The only time I’ve seen Heart play, I was half a bottle of Mango-scato deep listening to gentle covers of “Chelsea Hotel.” The way Ann Annie toyed with some of these songs, adding modular synth and layers of sound, brought out Heart’s trackless side, breeding a balanced mix of letting loose and dialing back.
The whole thing was recorded at Echo Hill Studios up in Portland by Edwin Paroissien, who was the brain behind the latest from Laundry and the new stuff from Novacane, both local Eugene bands. It’s no surprise we were hearing so much space and life around the tracks on the production side of things as well.
“I wrote all of these songs over the years on my guitar and nothing else,” Heart said. “But when we got into the studio, a lot of them exploded into more vast sonic experiences. How I wrote ’em, and what they became by the end was a pretty big jump.”

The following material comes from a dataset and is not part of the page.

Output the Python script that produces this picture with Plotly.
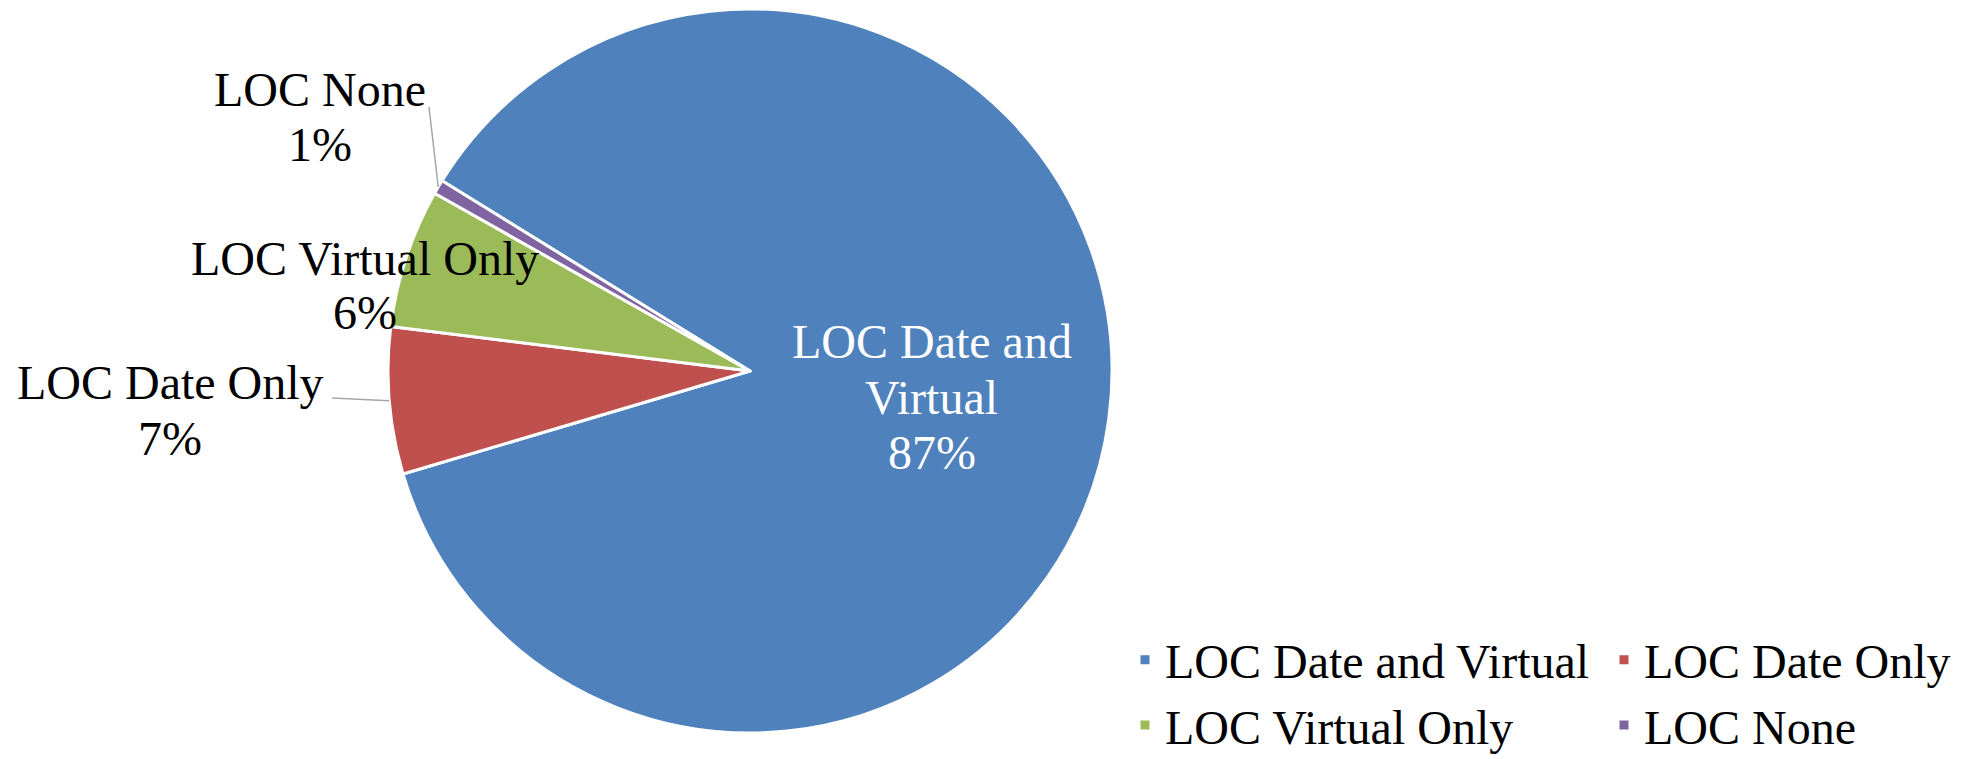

Even so, that initial acoustic integrity isn’t lost with what the tracks picked up along the way. The lyrics capture the essence of homecoming, and the songs they sit inside are cozy all around. There’s a swirling sort of cold around the album that feels Northwest-made, but the tracks stay bright and full. If you told me this whole thing was thought up in a little log cabin with rain on the roof and gray in the sky, I’d be quick to buy it. Especially in tracks like “Maxwell” and “Troubadour,” the old cliché of “cold hands warm heart” comes to life.
There are little nuggets that I look for every time I go back to “The House on the Hill,” like the opening riff in “Case of Belonging” that feels as hazy as “Stranger Song” — but the place this album really peaks is the closing track, “I’m the Son of the Fall and the Rain.” It feels like what plays during the credits in one of those movies where everything turns out alright for everyone in the end. You can almost feel Heart cracking a smile as he sings it, and when the long fade out comes in, you find yourself sitting in its tenor.
I’d call “The House on the Hill ” one hell of an album to get you through the season and to the spring. Whether you check it out online or catch Heart and the band on tour, I hope you find the same cozy feeling in the album that I met on my first listen.